Disposition: The Board held that the district violated EERA by unilaterally including non-unit teachers in the salary increase formula and by unilaterally excluding non-restricted revenue sources from the salary formula. The Board dismissed the allegation that the district refused to provide the association with requested information.
Perc Vol: 29
Perc Index: 164
Decision Headnotes
602.03000 – Change In Policy
When interpreting collective bargaining agreements, the Board applies traditional rules of contract law, such as the provisions of Civil Code sections 1638 and 1641. This guidance is used in unilateral change cases. Every contract requires mutual assent and the outward manifestation or expression of assent is controlling. Where the contract language is silent or ambiguous, the policy may be ascertained by examining past practice or bargaining history. Looking at the surrounding provisions under the principle of “noscitur a sociis,” the salary increase formula clearly substantiates the principle in the CBA that 65% of the appropriate revenues will be allocated to unit members. The Board’s interpretation harmonizes the potential conflict between provisions of the CBA and so “gives a reasonable, lawful and effective meaning to all the terms” as provided in Civil Code 1641. “Line 1100” is not a technical term under Civil Code section 1645 because it is not a term understood by the union negotiators, who are teachers and who are not school district budget officers. The parties’ outward expressions supports the Board’s interpretation as shown in District spreadsheets with a line item for “unit member salaries.” Looking at bargaining history and the parties’ testimony, substitute teachers, walk-on coaches, and summer school and independent study teachers are not members of the bargaining unit. The District did not provide evidence to contradict the fact that it failed to include required revenue sources in the CBA revenue computation.
604.01000 – In General
The Board found that the District did not fail to respond to the Association’s information requests because the Association did not express dissatisfaction with the District’s responses to its information requests nor did the Association clearly communicate its disagreement with the District sufficiently to require a more detailed response. Other alleged failures to respond were not supported by the evidence.

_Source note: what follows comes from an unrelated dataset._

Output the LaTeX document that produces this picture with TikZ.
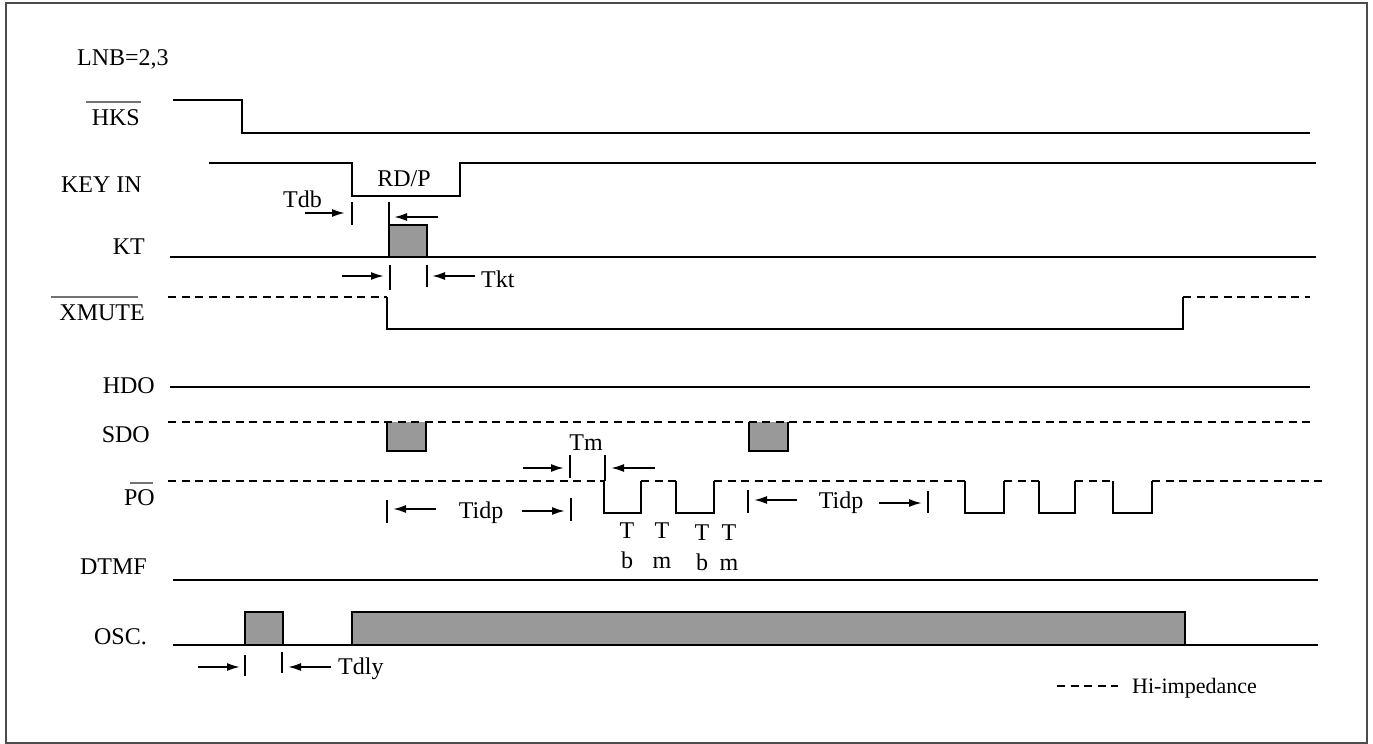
\documentclass[tikz,border=0pt]{standalone}
\usepackage{fontspec}
\setmainfont{Liberation Serif}
\usetikzlibrary{arrows.meta}
\begin{document}
\begin{tikzpicture}[x=1pt,y=-1pt,
  sig/.style={line width=2.2pt, line join=miter},
  hiz/.style={line width=2.2pt, dash pattern=on 8pt off 5.5pt},
  tickmark/.style={line width=2.2pt},
  dim/.style={line width=1.9pt,-{Latex[length=13pt,width=8pt]}},
  lbl/.style={inner sep=0pt, font=\fontsize{24}{28}\selectfont},
  lgd/.style={inner sep=0pt, font=\fontsize{22}{26}\selectfont},
  shade/.style={fill=black!40},
  ovl/.style={line width=1.5pt, draw=black!55}]
\useasboundingbox (0,0) rectangle (1373,744);
\draw[line width=1.5pt, black!70] (6,3) rectangle (1367,743);

% labels
\node[lbl, anchor=base west] (lnb) at (77,65) {LNB=2,3};
\node[lbl, anchor=base east] (hks) at (140,125) {HKS};
\draw[ovl] (86,102) -- (141,102);
\node[lbl, anchor=base east] (keyin) at (142,192) {KEY IN};
\node[lbl, anchor=base east] (kt) at (145,254) {KT};
\node[lbl, anchor=base east] (xmute) at (145,320) {XMUTE};
\draw[ovl] (51,297) -- (138,297);
\node[lbl, anchor=base east] (hdo) at (155,393) {HDO};
\node[lbl, anchor=base east] (sdo) at (150,442) {SDO};
\node[lbl, anchor=base east] (po) at (155,505) {PO};
\draw[ovl] (130,483) -- (153,483);
\node[lbl, anchor=base east] (dtmf) at (147,574) {DTMF};
\node[lbl, anchor=base east] (osc) at (147,644) {OSC.};

% HKS
\draw[sig] (173,100) -- (242,100) -- (242,133) -- (1310,133);
% KEY IN
\draw[sig] (209,163) -- (352,163) -- (352,196) -- (460,196) -- (460,163) -- (1316,163);
\node[lbl, anchor=base] (rdp) at (404,186) {RD/P};
% KT
\fill[shade] (389,225) rectangle (427,257);
\draw[sig] (389,257) -- (389,225) -- (427,225) -- (427,257);
\draw[sig] (170,257) -- (1316,257);
% XMUTE
\draw[hiz] (168,297) -- (387,297);
\draw[sig] (387,297) -- (387,329) -- (1183,329) -- (1183,297);
\draw[hiz] (1183,297) -- (1310,297);
% HDO
\draw[sig] (170,387) -- (1310,387);
% SDO
\fill[shade] (387,422) rectangle (426,451);
\fill[shade] (749,422) rectangle (788,451);
\draw[hiz] (168,422) -- (1313,422);
\draw[sig] (387,422) -- (387,451) -- (426,451) -- (426,422);
\draw[sig] (749,422) -- (749,451) -- (788,451) -- (788,422);
% PO
\draw[hiz] (168,481) -- (604,481);
\draw[sig] (604,481) -- (604,513) -- (641,513) -- (641,481);
\draw[hiz] (641,481) -- (676,481);
\draw[sig] (676,481) -- (676,513) -- (714,513) -- (714,481);
\draw[hiz] (714,481) -- (965,481);
\draw[sig] (965,481) -- (965,513) -- (1004,513) -- (1004,481);
\draw[hiz] (1004,481) -- (1039,481);
\draw[sig] (1039,481) -- (1039,513) -- (1075,513) -- (1075,481);
\draw[hiz] (1075,481) -- (1113,481);
\draw[sig] (1113,481) -- (1113,513) -- (1152,513) -- (1152,481);
\draw[hiz] (1152,481) -- (1322,481);
% DTMF
\draw[sig] (173,580) -- (1318,580);
% OSC
\fill[shade] (245,612) rectangle (283,645);
\fill[shade] (352,612) rectangle (1185,645);
\draw[sig] (245,645) -- (245,612) -- (283,612) -- (283,645);
\draw[sig] (352,645) -- (352,612) -- (1185,612) -- (1185,645);
\draw[sig] (173,645) -- (1318,645);

% Tdb
\node[lbl, anchor=base west] (tdb) at (283,207) {Tdb};
\draw[dim] (305,213) -- (345,213);
\draw[tickmark] (352,202) -- (352,225);
\draw[tickmark] (389,202) -- (389,225);
\draw[dim] (438,217) -- (394,217);
% Tkt
\draw[dim] (342,276) -- (384,276);
\draw[tickmark] (390,265) -- (390,290);
\draw[tickmark] (427,265) -- (427,287);
\draw[dim] (475,276) -- (432,276);
\node[lbl, anchor=base west] (tkt) at (481,287) {Tkt};
% Tm
\node[lbl, anchor=base] (tm) at (586,450) {Tm};
\draw[dim] (523,468) -- (564,468);
\draw[tickmark] (570,455) -- (570,478);
\draw[tickmark] (605,455) -- (605,481);
\draw[dim] (655,468) -- (611,468);
% Tidp 1
\draw[tickmark] (387,500) -- (387,523);
\draw[dim] (436,509) -- (393,509);
\node[lbl, anchor=base] (tidpa) at (481,518) {Tidp};
\draw[dim] (522,511) -- (565,511);
\draw[tickmark] (571,498) -- (571,521);
% Tidp 2
\draw[tickmark] (748,490) -- (748,513);
\draw[dim] (797,500) -- (754,500);
\node[lbl, anchor=base] (tidpb) at (841,508) {Tidp};
\draw[dim] (879,503) -- (922,503);
\draw[tickmark] (928,491) -- (928,513);
% Tb Tm
\node[lbl, anchor=base] (t1) at (627,538) {T};
\node[lbl, anchor=base] (b1) at (627,568) {b};
\node[lbl, anchor=base] (t2) at (662,538) {T};
\node[lbl, anchor=base] (m1) at (662,568) {m};
\node[lbl, anchor=base] (t3) at (702,540) {T};
\node[lbl, anchor=base] (b2) at (702,570) {b};
\node[lbl, anchor=base] (t4) at (729,540) {T};
\node[lbl, anchor=base] (m2) at (729,570) {m};
% Tdly
\draw[dim] (198,667) -- (240,667);
\draw[tickmark] (245,655) -- (245,676);
\draw[tickmark] (282,652) -- (282,673);
\draw[dim] (331,667) -- (288,667);
\node[lbl, anchor=base west] (tdly) at (338,674) {Tdly};

% legend
\draw[hiz] (1057,686) -- (1118,686);
\node[lgd, anchor=base west] (legend) at (1132,693) {Hi-impedance};
\end{tikzpicture}
\end{document}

1107.11000 – Request for Oral Argument
Oral argument is unnecessary because of the voluminous record, extensive documentary evidence, the opportunity for the parties to brief their positions, and the comprehensiveness of the briefs.
1404.01000 – In General
When interpreting collective bargaining agreements, the Board applies traditional rules of contract law, such as the provisions of Civil Code sections 1638 and 1641. This guidance is used in unilateral change cases. Every contract requires mutual assent and the outward manifestation or expression of assent is controlling. Where the contract language is silent or ambiguous, the policy may be ascertained by examining past practice or bargaining history. Looking at the surrounding provisions under the principle of “noscitur a sociis,” the salary increase formula clearly substantiates the principle in the CBA that 65% of the appropriate revenues will be allocated to unit members. The Board’s interpretation harmonizes the potential conflict between provisions of the CBA and so “gives a reasonable, lawful and effective meaning to all the terms” as provided in Civil Code 1641. “Line 1100” is not a technical term under Civil Code section 1645 because it is not a term understood by the union negotiators, who are teachers and who are not school district budget officers. The parties’ outward expressions supports the Board’s interpretation as shown in District spreadsheets with a line item for “unit member salaries.” Looking at bargaining history and the parties’ testimony, substitute teachers, walk-on coaches, and summer school and independent study teachers are not members of the bargaining unit.
1404.03000 – General Principles of Contract Interpretation
When interpreting collective bargaining agreements, the Board applies traditional rules of contract law, such as the provisions of Civil Code sections 1638 and 1641. This guidance is used in unilateral change cases. Every contract requires mutual assent and the outward manifestation or expression of assent is controlling. Where the contract language is silent or ambiguous, the policy may be ascertained by examining past practice or bargaining history. Looking at the surrounding provisions under the principle of “noscitur a sociis,” the salary increase formula clearly substantiates the principle in the CBA that 65% of the appropriate revenues will be allocated to unit members. The Board’s interpretation harmonizes the potential conflict between provisions of the CBA and so “gives a reasonable, lawful and effective meaning to all the terms” as provided in Civil Code 1641. “Line 1100” is not a technical term under Civil Code section 1645 because it is not a term understood by the union negotiators, who are teachers and who are not school district budget officers. The parties’ outward expressions supports the Board’s interpretation as shown in District spreadsheets with a line item for “unit member salaries.” Looking at bargaining history and the parties’ testimony, substitute teachers, walk-on coaches, and summer school and independent study teachers are not members of the bargaining unit.